As Egypt prepares for an historic constitutional referendum and political polarization intensifies, its military constantly advocates neutrality. It has actively encouraged dialogue between Islamists and opposition to overcome differences. It publicly refuses to suppress demonstrators. Apparently, it remains above the political fray. After all, as guardians of the republic, the military's self-professed objective is protecting Egypt and all Egyptians. However, another critical aim is protecting its own interests and privileges spanning the political, security and commercial realms which are largely enshrined in the new draft constitution. Overall, Egypt's military still plays kingmaker behind the scenes.
Nearly two years since the ouster of Hosni Mubarak, the deep state of Egypt's military-security establishment remains largely intact. President Mohamed Morsi's "removal" of General Tantawi, former head of the Supreme Council of the Armed Forces, was merely window-dressing within the grand scope of events. It was largely designed to strengthen Morsi's image and the perception of prevailing civilian leadership. Morsi never silenced the military, which largely dictated its terms and conditions as guaranteed in the referendum's new charter.
For now, the military has publicly recused, but not removed, itself from the political process. It maintains a wary eye as developments unfold. Necessity will determine the military's actions should any emerging risks threaten its favorably evolving status quo.
Implied in the armed forces' mindset as national protectors is the inherent right to intervene in the political process when required in exceptional circumstances. Despite general reluctance, its ability to do so should not be underestimated, particularly to counter any attempt to encroach on its domains or dealing with overwhelming public sentiment against elected officials.
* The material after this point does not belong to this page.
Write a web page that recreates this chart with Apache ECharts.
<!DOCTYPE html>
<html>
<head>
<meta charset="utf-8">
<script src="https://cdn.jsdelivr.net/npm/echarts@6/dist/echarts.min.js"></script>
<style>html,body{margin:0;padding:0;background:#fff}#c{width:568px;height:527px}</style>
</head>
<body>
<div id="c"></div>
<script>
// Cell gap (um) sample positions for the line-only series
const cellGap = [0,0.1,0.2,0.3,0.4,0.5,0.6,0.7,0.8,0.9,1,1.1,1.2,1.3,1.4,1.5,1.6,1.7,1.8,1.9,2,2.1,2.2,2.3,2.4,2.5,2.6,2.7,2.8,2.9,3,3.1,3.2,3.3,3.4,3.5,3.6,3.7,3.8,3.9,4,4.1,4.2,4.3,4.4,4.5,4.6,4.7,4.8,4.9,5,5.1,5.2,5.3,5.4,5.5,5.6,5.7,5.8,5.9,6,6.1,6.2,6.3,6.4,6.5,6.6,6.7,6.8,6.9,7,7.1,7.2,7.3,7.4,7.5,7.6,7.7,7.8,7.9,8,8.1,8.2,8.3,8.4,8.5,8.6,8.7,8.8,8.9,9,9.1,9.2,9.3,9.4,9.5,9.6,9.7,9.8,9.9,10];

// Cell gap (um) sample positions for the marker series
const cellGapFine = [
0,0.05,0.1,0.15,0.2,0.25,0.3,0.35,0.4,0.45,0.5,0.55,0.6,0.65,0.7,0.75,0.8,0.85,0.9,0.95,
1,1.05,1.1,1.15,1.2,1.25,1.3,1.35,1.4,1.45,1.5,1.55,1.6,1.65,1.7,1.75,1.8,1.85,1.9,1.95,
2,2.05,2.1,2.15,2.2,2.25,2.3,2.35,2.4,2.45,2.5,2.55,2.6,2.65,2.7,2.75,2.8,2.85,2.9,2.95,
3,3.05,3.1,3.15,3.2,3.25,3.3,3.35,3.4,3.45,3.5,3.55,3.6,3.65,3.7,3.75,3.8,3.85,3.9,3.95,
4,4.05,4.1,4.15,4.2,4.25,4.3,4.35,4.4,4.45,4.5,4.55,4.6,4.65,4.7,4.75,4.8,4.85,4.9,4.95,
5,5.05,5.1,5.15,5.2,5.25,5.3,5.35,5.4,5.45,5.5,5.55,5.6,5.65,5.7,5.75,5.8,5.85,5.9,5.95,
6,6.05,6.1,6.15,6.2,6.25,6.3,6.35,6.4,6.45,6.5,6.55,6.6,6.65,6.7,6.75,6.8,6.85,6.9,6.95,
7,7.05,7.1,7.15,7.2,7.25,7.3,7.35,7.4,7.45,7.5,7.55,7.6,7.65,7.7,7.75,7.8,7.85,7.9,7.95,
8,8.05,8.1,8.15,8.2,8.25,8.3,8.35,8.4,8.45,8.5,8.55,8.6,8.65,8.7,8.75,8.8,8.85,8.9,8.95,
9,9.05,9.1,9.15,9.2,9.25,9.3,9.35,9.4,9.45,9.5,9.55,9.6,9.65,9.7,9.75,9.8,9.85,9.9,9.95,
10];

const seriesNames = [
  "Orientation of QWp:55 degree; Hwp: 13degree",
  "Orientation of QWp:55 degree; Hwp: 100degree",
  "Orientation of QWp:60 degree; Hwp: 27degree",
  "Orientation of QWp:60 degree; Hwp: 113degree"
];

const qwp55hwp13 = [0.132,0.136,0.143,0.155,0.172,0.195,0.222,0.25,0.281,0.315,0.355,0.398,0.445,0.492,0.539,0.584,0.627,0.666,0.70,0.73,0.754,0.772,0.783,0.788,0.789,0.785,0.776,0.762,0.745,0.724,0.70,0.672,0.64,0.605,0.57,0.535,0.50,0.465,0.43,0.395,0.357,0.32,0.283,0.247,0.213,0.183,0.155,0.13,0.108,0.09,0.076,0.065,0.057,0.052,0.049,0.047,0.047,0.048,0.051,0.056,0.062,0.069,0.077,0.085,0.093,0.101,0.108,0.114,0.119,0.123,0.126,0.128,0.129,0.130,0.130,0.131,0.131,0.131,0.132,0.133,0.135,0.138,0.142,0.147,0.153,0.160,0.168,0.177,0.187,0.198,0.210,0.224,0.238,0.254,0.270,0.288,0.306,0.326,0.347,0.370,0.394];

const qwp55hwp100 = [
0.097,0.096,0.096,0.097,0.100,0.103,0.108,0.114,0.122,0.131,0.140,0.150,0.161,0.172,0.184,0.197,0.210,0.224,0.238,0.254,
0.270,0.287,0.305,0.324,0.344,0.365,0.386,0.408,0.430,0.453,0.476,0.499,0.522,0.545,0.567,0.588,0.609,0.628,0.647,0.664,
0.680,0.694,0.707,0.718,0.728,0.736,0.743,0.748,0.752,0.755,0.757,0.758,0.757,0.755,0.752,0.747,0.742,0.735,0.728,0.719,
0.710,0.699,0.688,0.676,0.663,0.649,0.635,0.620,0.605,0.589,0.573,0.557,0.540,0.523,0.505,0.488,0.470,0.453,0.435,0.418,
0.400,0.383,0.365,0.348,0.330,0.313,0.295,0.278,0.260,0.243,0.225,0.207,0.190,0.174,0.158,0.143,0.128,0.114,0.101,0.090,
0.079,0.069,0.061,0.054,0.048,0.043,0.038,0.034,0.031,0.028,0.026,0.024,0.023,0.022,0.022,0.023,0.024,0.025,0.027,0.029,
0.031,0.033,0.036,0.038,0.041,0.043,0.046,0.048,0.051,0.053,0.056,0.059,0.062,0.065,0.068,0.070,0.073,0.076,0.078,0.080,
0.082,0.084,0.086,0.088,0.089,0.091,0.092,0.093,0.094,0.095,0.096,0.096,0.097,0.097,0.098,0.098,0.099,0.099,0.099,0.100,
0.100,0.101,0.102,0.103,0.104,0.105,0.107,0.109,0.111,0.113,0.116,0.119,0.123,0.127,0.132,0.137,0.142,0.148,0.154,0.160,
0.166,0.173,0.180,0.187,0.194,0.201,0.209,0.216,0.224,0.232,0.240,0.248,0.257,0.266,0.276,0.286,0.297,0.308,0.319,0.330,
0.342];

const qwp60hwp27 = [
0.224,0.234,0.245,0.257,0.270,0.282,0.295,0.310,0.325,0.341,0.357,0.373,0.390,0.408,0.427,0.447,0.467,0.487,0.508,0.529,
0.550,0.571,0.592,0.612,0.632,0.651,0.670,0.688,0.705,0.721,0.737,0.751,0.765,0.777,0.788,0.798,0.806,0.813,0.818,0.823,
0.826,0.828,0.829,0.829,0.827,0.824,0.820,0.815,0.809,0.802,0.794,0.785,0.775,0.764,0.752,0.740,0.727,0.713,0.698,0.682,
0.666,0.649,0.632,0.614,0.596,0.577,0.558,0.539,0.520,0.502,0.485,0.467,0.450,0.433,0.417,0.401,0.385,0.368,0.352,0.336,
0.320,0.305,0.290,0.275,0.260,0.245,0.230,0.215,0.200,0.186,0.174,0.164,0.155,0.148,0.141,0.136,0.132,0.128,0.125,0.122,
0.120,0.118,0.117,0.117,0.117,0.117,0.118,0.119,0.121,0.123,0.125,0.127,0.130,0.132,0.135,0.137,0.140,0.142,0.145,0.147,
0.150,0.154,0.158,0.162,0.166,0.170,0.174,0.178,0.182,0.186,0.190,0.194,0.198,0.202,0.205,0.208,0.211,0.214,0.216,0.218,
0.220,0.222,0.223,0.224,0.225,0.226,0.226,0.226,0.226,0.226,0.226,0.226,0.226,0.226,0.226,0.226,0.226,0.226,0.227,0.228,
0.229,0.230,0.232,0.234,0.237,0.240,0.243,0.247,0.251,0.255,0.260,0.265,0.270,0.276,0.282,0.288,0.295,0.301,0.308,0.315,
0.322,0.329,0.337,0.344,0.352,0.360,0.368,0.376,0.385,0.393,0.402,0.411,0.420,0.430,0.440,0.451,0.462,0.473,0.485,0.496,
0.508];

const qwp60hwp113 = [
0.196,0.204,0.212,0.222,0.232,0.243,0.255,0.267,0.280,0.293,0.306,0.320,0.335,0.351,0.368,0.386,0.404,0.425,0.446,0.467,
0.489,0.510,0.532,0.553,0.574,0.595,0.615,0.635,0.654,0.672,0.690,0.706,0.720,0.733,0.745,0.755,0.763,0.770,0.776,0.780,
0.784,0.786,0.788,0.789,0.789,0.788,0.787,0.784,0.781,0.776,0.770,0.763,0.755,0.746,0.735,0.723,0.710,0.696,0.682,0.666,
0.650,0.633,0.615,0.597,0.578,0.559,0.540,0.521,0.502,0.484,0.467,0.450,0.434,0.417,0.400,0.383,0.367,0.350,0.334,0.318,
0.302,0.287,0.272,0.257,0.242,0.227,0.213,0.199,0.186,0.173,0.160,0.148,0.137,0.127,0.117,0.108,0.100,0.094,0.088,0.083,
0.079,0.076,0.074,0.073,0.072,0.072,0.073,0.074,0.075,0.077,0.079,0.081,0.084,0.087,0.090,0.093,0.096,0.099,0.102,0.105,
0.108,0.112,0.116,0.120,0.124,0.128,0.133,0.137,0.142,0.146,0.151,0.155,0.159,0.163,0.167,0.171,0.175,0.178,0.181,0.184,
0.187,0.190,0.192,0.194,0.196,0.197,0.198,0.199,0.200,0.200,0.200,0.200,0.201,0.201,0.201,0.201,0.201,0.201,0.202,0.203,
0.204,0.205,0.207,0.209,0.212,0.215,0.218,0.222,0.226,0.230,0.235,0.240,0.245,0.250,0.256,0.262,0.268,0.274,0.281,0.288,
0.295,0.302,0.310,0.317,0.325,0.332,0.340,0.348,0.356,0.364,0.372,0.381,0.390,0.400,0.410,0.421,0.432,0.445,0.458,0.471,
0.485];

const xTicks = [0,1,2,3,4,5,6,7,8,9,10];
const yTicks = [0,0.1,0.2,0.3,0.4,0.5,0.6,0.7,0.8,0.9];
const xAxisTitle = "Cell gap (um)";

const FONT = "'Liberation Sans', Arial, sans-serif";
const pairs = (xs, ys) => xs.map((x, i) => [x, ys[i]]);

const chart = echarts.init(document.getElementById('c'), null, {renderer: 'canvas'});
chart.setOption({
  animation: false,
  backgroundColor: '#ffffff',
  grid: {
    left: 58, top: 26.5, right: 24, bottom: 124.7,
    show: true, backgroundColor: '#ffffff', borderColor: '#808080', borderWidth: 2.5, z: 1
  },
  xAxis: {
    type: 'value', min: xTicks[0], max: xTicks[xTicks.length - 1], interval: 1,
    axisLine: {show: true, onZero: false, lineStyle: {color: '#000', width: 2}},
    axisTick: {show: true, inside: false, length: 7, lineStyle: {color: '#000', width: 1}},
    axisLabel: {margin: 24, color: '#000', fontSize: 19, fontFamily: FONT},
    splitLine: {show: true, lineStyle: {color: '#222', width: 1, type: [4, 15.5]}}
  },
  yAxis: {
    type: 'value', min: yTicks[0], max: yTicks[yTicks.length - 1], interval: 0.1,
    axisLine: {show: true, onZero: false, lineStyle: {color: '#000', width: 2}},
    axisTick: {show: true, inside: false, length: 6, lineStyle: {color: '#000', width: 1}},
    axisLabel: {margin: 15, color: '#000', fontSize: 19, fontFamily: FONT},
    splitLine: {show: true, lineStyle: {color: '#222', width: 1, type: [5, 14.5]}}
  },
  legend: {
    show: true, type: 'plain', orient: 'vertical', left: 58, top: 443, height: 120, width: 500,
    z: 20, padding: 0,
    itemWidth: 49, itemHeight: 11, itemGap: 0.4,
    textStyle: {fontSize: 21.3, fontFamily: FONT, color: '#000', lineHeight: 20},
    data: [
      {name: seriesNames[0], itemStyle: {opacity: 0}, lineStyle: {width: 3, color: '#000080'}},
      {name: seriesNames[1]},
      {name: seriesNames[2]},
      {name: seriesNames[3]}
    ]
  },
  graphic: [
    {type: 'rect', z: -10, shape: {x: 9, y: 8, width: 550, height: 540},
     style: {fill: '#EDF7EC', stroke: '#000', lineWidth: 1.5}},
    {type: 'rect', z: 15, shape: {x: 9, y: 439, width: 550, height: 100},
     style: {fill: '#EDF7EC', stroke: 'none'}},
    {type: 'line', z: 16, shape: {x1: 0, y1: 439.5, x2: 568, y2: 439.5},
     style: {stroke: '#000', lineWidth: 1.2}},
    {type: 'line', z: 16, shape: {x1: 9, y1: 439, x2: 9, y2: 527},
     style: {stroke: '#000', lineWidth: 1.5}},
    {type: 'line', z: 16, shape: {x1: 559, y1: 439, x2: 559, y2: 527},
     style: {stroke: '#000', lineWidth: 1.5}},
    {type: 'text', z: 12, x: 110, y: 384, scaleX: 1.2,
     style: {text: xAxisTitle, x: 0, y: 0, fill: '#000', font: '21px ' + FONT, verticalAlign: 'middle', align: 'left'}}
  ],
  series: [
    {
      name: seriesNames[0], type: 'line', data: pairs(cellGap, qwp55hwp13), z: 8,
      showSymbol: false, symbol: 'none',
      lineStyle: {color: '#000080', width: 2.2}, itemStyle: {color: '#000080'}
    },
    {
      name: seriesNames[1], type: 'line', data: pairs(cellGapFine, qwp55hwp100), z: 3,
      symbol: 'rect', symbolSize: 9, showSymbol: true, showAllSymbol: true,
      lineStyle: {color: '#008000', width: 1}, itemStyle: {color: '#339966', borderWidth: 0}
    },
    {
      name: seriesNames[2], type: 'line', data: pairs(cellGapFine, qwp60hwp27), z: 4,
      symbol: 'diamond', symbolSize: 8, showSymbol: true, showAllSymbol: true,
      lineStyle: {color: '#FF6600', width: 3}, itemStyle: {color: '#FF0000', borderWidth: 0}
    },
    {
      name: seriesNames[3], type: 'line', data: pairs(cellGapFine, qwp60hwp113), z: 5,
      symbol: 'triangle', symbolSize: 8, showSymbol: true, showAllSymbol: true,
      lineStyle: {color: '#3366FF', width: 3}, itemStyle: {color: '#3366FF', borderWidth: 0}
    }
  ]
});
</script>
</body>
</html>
For the armed forces, Morsi has thus far proven amenable and useful. However, he is not indispensable. Should he defy expectations or challenge the military establishment, early retirement cannot be excluded. Military acquiescence to the courts' dissolution of the democratically elected parliament earlier this provides a reminder.
Furthermore, Morsi's recent granting of police powers to the military during the referendum process should not be misconstrued as prevailing executive power. Despite technically obeying the president's orders, the military is primarily pursuing its own interests by securing the actual process that ensures its exclusive status in law.
Morsi and the Islamists had little choice but reaching a constitutional accommodation with the military, and to an extent vice-versa. The alternative was endless confrontation, stonewalling and paralysis. For now, the armed forces remains a key ally in the Islamists' broader strategy.
In the short-term, Morsi and the Muslim Brotherhood (MB) aim to neutralize the political opposition with the military's implicit consent, and active assistance if needed. In the long-term, the MB intends to slowly absorb and Islamize the army, particularly by targeting the younger officer corps which constitutes Egypt's future military leadership.
During the recent constitutional crisis and beyond, Islamists promote themselves, and to a lesser extent the military, as agents of order and stability in the new Egypt. On the other hand, it brands the opposition as counter-revolutionaries, reactionaries, agents of anarchy and disorder and relics of the former Mubarak regime.
Until now, the MB's greatest strengths remain its ability to organize and mobilize politically and exploiting opposition divisions and weaknesses. However, its greatest challenge, and future determinant, remains the ability to deliver. To label its brief reign in power as mediocre is an understatement.
The recent crisis provides stark lessons for the broad opposition composed of liberals, secularists, minorities, leftists and some Mubarak loyalists. Formation of the National Salvation Front (NSF) marks a constructive start. However, the opposition must consolidate ranks and rapidly transform into an effective political alternative with approaching elections in 2013. It must stand for something and propose policies and not simply oppose Islamists. Otherwise, it risks further undermining and increasingly ceding the initiative to the MB. After all, the Islamists are not only altering the terms of the debate but entirely shifting the goalposts into their own territory and beyond a secular context.
Overall, Morsi has managed to impose the constitutional referendum in less than a month since sparking the crisis with his controversial decree in late November. The price paid: numerous deaths, over 500 injuries, and a more divided Egypt teetering on the brink of increased social upheaval and political violence. Morsi's actions justify criticism of orchestrating an Islamist power grab which created shockwaves in Egypt and beyond. This will both encourage and complicate matters for Morsi's ideological acolytes throughout the region. Other Arab leaders are undoubtedly bracing themselves.
The jury is still out on whether Morsi is a calculated risk-taker or an amateur ideologue who punched above his weight by chance. Nevertheless, Morsi stood his ground, skillfully deployed delaying tactics, enjoyed firm support from loyalists and offered no real compromises but constant justifications for his actions. For now at least, his gamble and apparent overreach may have paid off. However, short-term electoral triumphs for Islamists may prove a long-term pyrrhic victory.
Rhetorical concessions will only mark temporary truces in the struggle to shape Egypt's future. Increasingly excluding others from the political process is ultimately self-defeating. It will only plant the seeds for greater discord and further destabilize Egypt and political transformation throughout the broader region.